April 30, 2021 Litigation Advisory & Strategy Public Interest Disputes 0

Anti-Money Laundering, Anti-Terrorism Financing And Proceeds of Unlawful Activities Act, or AMLA for short, is a piece of legislation created for the purpose of punishing those who commit money laundering activities and/ or those who commit the act of financing terrorist activities. 

Money Laundering? Financing Terrorist Activities? What Is That All About?

Money laundering is a process of converting cash or property derived from criminal activities to give it a legitimate appearance. It is a process to clean ‘dirty money’ in order to disguise its criminal origin.

On the other hand, financing terrorist activities (terrorism financing) is the act of providing financial support, funded from either legitimate or illegitimate source, to terrorists or terrorist organisations to enable them to carry out terrorist acts or will benefit any terrorist or terrorist organisation. While most of the funds originate from criminal activities, they may also be derived from legitimate sources, for example, through salaries, revenues generated from a legitimate business or the use of non-profit organisations to raise funds through donations.

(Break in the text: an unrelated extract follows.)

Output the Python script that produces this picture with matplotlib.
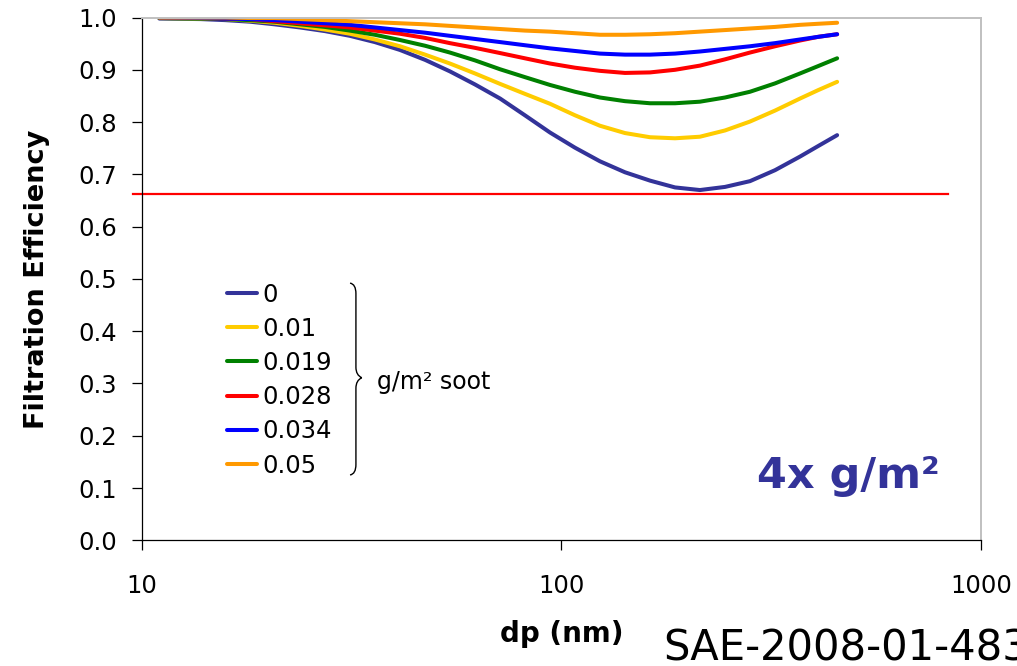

When should suspicion be raised?

The short answer is this: when the money is transacted between parties:

  1. appears unusual;
  2. has no clear economic purpose;
  3. appears illegal;
  4. does not commensurate with the customer’s profile or business activities;
  5. involves proceeds from unlawful activity; or
  6. indicates that the customer is involved in money laundering or terrorism financing activities.

So, what to do?

Report the suspicious activity. Under section 14(1) of the Act, a reporting institution (i.e. any person, including branches and subsidiaries outside Malaysia of that person, who carries on any activity listed in the First Schedule of the Act) shall promptly report to the competent authority:

  1. Any transaction exceeding such amount as the competent authority may specify; 
  2. Any transaction where the identity of the person involved, the transaction itself or any other circumstances concerning that transaction gives any officer or employee of the reporting institution reason to suspect that the transaction involves proceeds of unlawful activity or instrumentalities of an offence; 
  3. Any transaction or property where any officer or employee of the reporting institution has reason to suspect that the transaction or property involved is related or linked to is used or is intended to be used for or by, any terrorist act, terrorist, terrorist group, terrorist entity or the person who finances terrorism. 

How to report?

Submit a suspicious transaction report (STR) Form to the Financial Intelligence and Enforcement Department of Bank Negara Malaysia.

What to provide?

  1. The information on the person conducting the transaction;
  2. The information on the account holder or beneficiary of the transaction;
  3. The details of the transaction, such as the type of products or services and the amount involved;
  4. A description of the suspicious transaction or its circumstances; and
  5. Any other relevant information that may assist the Financial Intelligence and Enforcement Department in identifying potential offences and individuals or entities involved.

The information provided on this website does not, and is not intended to, constitute legal advice; instead, all information, content, and materials available on this site are for general informational purposes only. Information on this website may not constitute the most up-to-date legal or other information.